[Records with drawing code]
---------------

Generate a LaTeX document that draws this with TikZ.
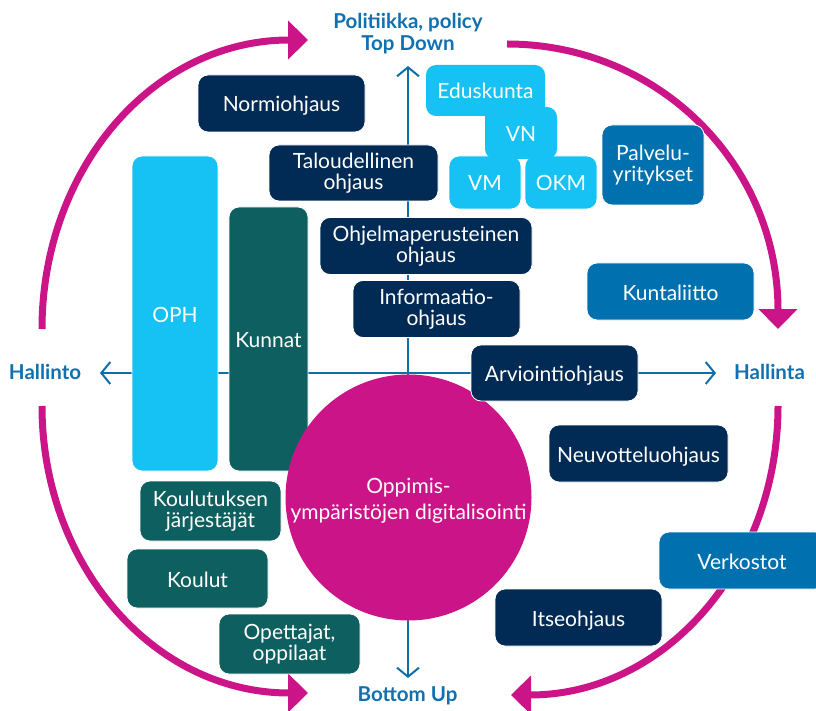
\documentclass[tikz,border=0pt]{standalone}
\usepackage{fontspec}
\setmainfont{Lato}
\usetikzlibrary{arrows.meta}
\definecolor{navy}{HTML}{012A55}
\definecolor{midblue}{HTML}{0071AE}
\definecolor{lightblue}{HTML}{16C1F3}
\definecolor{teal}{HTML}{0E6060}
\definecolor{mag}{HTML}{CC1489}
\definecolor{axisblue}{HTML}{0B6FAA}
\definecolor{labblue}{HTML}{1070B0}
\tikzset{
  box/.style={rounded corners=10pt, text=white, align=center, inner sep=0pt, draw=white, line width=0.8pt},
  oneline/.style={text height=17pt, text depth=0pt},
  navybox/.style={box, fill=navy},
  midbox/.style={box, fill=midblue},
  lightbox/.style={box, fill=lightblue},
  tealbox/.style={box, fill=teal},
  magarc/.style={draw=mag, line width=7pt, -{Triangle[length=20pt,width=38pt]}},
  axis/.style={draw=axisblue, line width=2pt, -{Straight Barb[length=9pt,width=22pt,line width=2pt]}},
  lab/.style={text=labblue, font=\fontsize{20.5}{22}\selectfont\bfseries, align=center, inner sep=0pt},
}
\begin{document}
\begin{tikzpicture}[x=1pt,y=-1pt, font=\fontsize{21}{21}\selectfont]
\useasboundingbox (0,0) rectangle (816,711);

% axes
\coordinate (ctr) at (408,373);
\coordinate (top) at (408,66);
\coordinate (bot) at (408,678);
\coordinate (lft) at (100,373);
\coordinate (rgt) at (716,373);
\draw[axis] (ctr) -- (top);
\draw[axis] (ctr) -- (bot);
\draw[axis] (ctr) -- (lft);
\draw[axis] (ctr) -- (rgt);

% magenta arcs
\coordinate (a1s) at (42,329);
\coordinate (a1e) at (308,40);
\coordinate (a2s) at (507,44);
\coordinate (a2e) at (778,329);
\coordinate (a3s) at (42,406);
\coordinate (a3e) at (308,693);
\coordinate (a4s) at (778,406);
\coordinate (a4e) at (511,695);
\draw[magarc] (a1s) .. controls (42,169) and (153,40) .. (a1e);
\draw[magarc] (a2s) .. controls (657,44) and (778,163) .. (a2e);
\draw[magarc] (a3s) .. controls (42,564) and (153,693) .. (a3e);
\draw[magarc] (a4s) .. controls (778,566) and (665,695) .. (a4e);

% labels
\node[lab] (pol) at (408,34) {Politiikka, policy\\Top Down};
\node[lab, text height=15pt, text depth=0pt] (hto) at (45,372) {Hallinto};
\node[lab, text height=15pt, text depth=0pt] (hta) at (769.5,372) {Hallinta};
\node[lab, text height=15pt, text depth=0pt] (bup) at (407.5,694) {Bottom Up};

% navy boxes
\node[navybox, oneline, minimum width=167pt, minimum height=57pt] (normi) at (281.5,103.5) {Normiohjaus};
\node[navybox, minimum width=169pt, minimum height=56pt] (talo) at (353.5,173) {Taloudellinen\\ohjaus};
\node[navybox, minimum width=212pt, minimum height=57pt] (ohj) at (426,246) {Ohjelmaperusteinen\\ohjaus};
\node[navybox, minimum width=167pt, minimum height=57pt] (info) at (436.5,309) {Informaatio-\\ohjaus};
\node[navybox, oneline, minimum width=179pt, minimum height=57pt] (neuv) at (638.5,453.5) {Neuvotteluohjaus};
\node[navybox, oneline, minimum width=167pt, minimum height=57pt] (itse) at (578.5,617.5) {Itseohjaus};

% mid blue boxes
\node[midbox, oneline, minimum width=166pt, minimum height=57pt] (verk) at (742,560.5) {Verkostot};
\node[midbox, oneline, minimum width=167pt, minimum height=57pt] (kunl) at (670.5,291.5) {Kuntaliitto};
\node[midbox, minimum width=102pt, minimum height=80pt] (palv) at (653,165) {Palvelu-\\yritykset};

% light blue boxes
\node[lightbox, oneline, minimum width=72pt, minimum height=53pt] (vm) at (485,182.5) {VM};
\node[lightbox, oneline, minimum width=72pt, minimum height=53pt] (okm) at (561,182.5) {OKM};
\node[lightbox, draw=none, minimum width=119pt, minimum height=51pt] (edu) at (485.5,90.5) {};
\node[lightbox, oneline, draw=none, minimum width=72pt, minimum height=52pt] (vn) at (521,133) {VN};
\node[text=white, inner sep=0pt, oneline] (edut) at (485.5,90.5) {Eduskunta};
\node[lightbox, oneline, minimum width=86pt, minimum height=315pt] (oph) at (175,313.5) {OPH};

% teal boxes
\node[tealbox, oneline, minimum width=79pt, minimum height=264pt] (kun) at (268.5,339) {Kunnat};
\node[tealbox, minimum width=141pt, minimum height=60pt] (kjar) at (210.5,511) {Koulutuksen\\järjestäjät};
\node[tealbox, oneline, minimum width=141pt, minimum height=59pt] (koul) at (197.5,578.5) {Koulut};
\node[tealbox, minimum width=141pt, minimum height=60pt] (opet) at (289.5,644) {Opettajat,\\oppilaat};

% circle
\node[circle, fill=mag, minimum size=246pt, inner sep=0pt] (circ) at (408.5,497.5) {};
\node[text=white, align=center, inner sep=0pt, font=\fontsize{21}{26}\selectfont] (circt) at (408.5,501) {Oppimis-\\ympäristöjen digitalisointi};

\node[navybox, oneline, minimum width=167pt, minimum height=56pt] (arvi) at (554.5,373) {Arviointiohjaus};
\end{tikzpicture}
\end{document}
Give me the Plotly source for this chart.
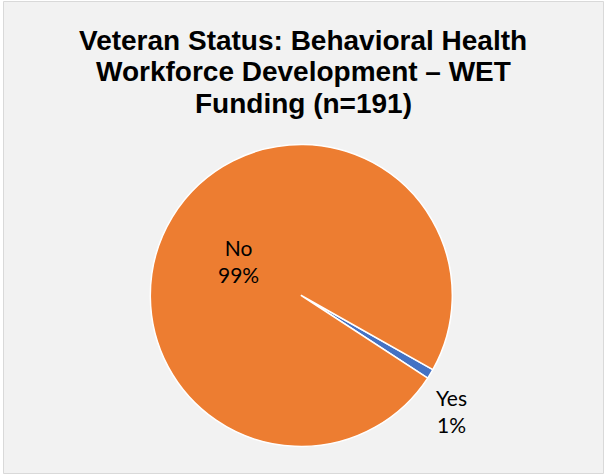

---------------

# Your task
With the pictures left out, transcribe the material exactly.

# Correct answer
Generate a LaTeX document that draws this with TikZ.
\documentclass[tikz,border=0pt]{standalone}
\usepackage{fontspec}
\setmainfont{Lato}
\usetikzlibrary{arrows.meta}
\definecolor{navy}{HTML}{012A55}
\definecolor{midblue}{HTML}{0071AE}
\definecolor{lightblue}{HTML}{16C1F3}
\definecolor{teal}{HTML}{0E6060}
\definecolor{mag}{HTML}{CC1489}
\definecolor{axisblue}{HTML}{0B6FAA}
\definecolor{labblue}{HTML}{1070B0}
\tikzset{
  box/.style={rounded corners=10pt, text=white, align=center, inner sep=0pt, draw=white, line width=0.8pt},
  oneline/.style={text height=17pt, text depth=0pt},
  navybox/.style={box, fill=navy},
  midbox/.style={box, fill=midblue},
  lightbox/.style={box, fill=lightblue},
  tealbox/.style={box, fill=teal},
  magarc/.style={draw=mag, line width=7pt, -{Triangle[length=20pt,width=38pt]}},
  axis/.style={draw=axisblue, line width=2pt, -{Straight Barb[length=9pt,width=22pt,line width=2pt]}},
  lab/.style={text=labblue, font=\fontsize{20.5}{22}\selectfont\bfseries, align=center, inner sep=0pt},
}
\begin{document}
\begin{tikzpicture}[x=1pt,y=-1pt, font=\fontsize{21}{21}\selectfont]
\useasboundingbox (0,0) rectangle (816,711);

% axes
\coordinate (ctr) at (408,373);
\coordinate (top) at (408,66);
\coordinate (bot) at (408,678);
\coordinate (lft) at (100,373);
\coordinate (rgt) at (716,373);
\draw[axis] (ctr) -- (top);
\draw[axis] (ctr) -- (bot);
\draw[axis] (ctr) -- (lft);
\draw[axis] (ctr) -- (rgt);

% magenta arcs
\coordinate (a1s) at (42,329);
\coordinate (a1e) at (308,40);
\coordinate (a2s) at (507,44);
\coordinate (a2e) at (778,329);
\coordinate (a3s) at (42,406);
\coordinate (a3e) at (308,693);
\coordinate (a4s) at (778,406);
\coordinate (a4e) at (511,695);
\draw[magarc] (a1s) .. controls (42,169) and (153,40) .. (a1e);
\draw[magarc] (a2s) .. controls (657,44) and (778,163) .. (a2e);
\draw[magarc] (a3s) .. controls (42,564) and (153,693) .. (a3e);
\draw[magarc] (a4s) .. controls (778,566) and (665,695) .. (a4e);

% labels
\node[lab] (pol) at (408,34) {Politiikka, policy\\Top Down};
\node[lab, text height=15pt, text depth=0pt] (hto) at (45,372) {Hallinto};
\node[lab, text height=15pt, text depth=0pt] (hta) at (769.5,372) {Hallinta};
\node[lab, text height=15pt, text depth=0pt] (bup) at (407.5,694) {Bottom Up};

% navy boxes
\node[navybox, oneline, minimum width=167pt, minimum height=57pt] (normi) at (281.5,103.5) {Normiohjaus};
\node[navybox, minimum width=169pt, minimum height=56pt] (talo) at (353.5,173) {Taloudellinen\\ohjaus};
\node[navybox, minimum width=212pt, minimum height=57pt] (ohj) at (426,246) {Ohjelmaperusteinen\\ohjaus};
\node[navybox, minimum width=167pt, minimum height=57pt] (info) at (436.5,309) {Informaatio-\\ohjaus};
\node[navybox, oneline, minimum width=179pt, minimum height=57pt] (neuv) at (638.5,453.5) {Neuvotteluohjaus};
\node[navybox, oneline, minimum width=167pt, minimum height=57pt] (itse) at (578.5,617.5) {Itseohjaus};

% mid blue boxes
\node[midbox, oneline, minimum width=166pt, minimum height=57pt] (verk) at (742,560.5) {Verkostot};
\node[midbox, oneline, minimum width=167pt, minimum height=57pt] (kunl) at (670.5,291.5) {Kuntaliitto};
\node[midbox, minimum width=102pt, minimum height=80pt] (palv) at (653,165) {Palvelu-\\yritykset};

% light blue boxes
\node[lightbox, oneline, minimum width=72pt, minimum height=53pt] (vm) at (485,182.5) {VM};
\node[lightbox, oneline, minimum width=72pt, minimum height=53pt] (okm) at (561,182.5) {OKM};
\node[lightbox, draw=none, minimum width=119pt, minimum height=51pt] (edu) at (485.5,90.5) {};
\node[lightbox, oneline, draw=none, minimum width=72pt, minimum height=52pt] (vn) at (521,133) {VN};
\node[text=white, inner sep=0pt, oneline] (edut) at (485.5,90.5) {Eduskunta};
\node[lightbox, oneline, minimum width=86pt, minimum height=315pt] (oph) at (175,313.5) {OPH};

% teal boxes
\node[tealbox, oneline, minimum width=79pt, minimum height=264pt] (kun) at (268.5,339) {Kunnat};
\node[tealbox, minimum width=141pt, minimum height=60pt] (kjar) at (210.5,511) {Koulutuksen\\järjestäjät};
\node[tealbox, oneline, minimum width=141pt, minimum height=59pt] (koul) at (197.5,578.5) {Koulut};
\node[tealbox, minimum width=141pt, minimum height=60pt] (opet) at (289.5,644) {Opettajat,\\oppilaat};

% circle
\node[circle, fill=mag, minimum size=246pt, inner sep=0pt] (circ) at (408.5,497.5) {};
\node[text=white, align=center, inner sep=0pt, font=\fontsize{21}{26}\selectfont] (circt) at (408.5,501) {Oppimis-\\ympäristöjen digitalisointi};

\node[navybox, oneline, minimum width=167pt, minimum height=56pt] (arvi) at (554.5,373) {Arviointiohjaus};
\end{tikzpicture}
\end{document}
Give me the Plotly source for this chart.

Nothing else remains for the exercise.